Josh Frydenberg to boost funds management exports
The funds management industry has welcomed a commitment from Assistant Treasurer Josh Frydenberg to make tax and corporate law changes that will boost the export of asset management services to Asia.
Complex and uncompetitive legal and tax settings in Australia have acted as a handbrake on the export of financial services to the region by making Australian fund managers relatively unattractive to foreign investors, according to a report by corporate adviser Mark Johnson in 2009 which provided a road map for reform.
It is very apparent now we have to look for more export industries and funds management is something where Australia is in a pole position to export and it’s time has come.
Sally Loane, Financial Services Council
But the government has been spinning its wheels on implementing the Johnson report for the past six years, as countries such as Hong Kong, ¬Singapore, Luxembourg and Ireland have attracted fund managers who are now servicing the swelling Asian middle class’s growing demand for wealth products.
Foreign investment in Australian fund managers comprises just 3.4 per cent of funds under management in Australia, according to the Financial Services Council, compared with more than 60 per cent in Hong Kong and 80 per cent in Singapore.
In a speech to a FSC breakfast in Sydney on Wednesday, Mr Frydenberg said the government wants this to change and will push through Mr Johnston’s reforms, including establishing an “investment manager regime” (IMR) to ensure foreigners using Australian fund managers to invest money outside Australia will not be taxed in Australia, and creating alternative corporate structures, known as “collective investment vehicles” (CIV), which will be understood by Asian investors largely unfamiliar with the unit trust structures operated in Australia.
Allowing CIVs “means making the necessary tax and regulatory changes that will make the financial services industry more globally competitive and increase export of Australian financial services”, Mr Frydenberg said.

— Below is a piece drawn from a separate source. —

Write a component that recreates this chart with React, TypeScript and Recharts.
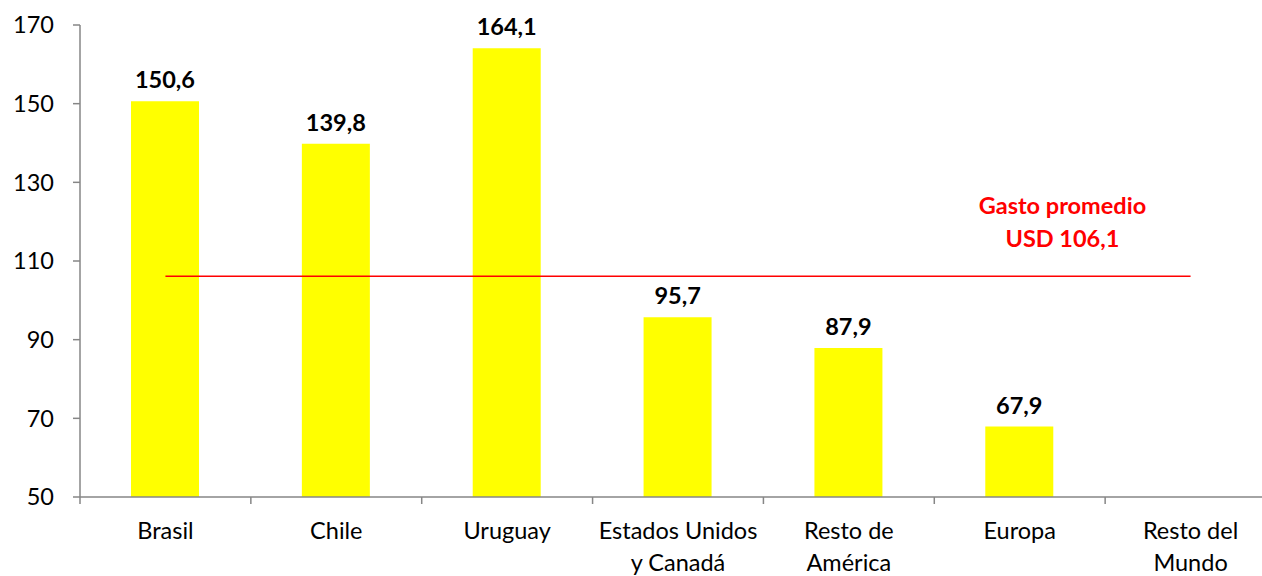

He added he would like to see both the IMR and CIV regimes introduced this year.
Good timing
FSC chief executive Sally Loane said Mr Frydenberg’s comments “show [the Johnson reforms] are very important to the government, and particularly so in the environment we are in with mining and the iron ore price. It is very apparent now we have to look for more export industries and funds management is something where Australia is in a pole position to export and it’s time has come. That was brought out by the minister today.”
The government is also introducing a new taxation regime for managed investment trusts, modernising the offshore banking unit regime and pushing the Asia Region Funds Passport, which will allow the cross-border marketing and sale of managed funds across participating economies. Mr Frydenberg said he hoped to lead a delegation into the region later in year to garner support for the passport.
The low levels of exports of fund management services to Asia has been a missed opportunity for Australia’s big four banks, given their extensive wealth operations. Andrew Bragg, the director of policy at the FSC, said the wealth divisions of the big banks, large wealth managers including Perpetual, AMP and a host of boutique fund managers will introduce the CIV structures once amendments were made to the Corporations Act, putting them in a better position to sell to the Asian middle class which is set to grow by 3 billion people by 2030.
“Our laws have retarded our global competitiveness in this area,” he said. The opportunity for Australian managers is large, given Asia has 60 per cent of the world’s population but only 12 per cent of total funds under management, according to the FSC.
The FSC is also calling for interest withholding tax, levied on interest income earned by foreign investors in Australia, to be reduced to 5 per cent from its current level of 15 per cent, noting Singapore has no such tax. Mr Johnston also identified relatively high interest withholding tax as compromising Australia’s international competitiveness.
Mr Frydenberg said he would soon release a Board of Taxation paper, delivered to the previous government in 2011, which examined the CIV regime. This would allow the industry to respond to it in their submissions to the government’s tax discussion paper.
Call for new commissioner
In its submission to Treasury on the financial system inquiry, the FSC called for a new commissioner of the Australian Securities and Investments Commission to be appointed to focus on trade opportunities in financial services. The submission points to the recent free trade agreements with Japan and Korea and calls for ASIC to implement mutual recognition agreements with domestic regulators in both countries to allow companies to take full advantage of the FTA provisions.
Mr Frydenberg said there was “a real opportunity for Australia to leverage our domestic success to tap into the growing demand for financial services from the burgeoning Asian middle class. We must continue to pursue the domestic reform agenda.”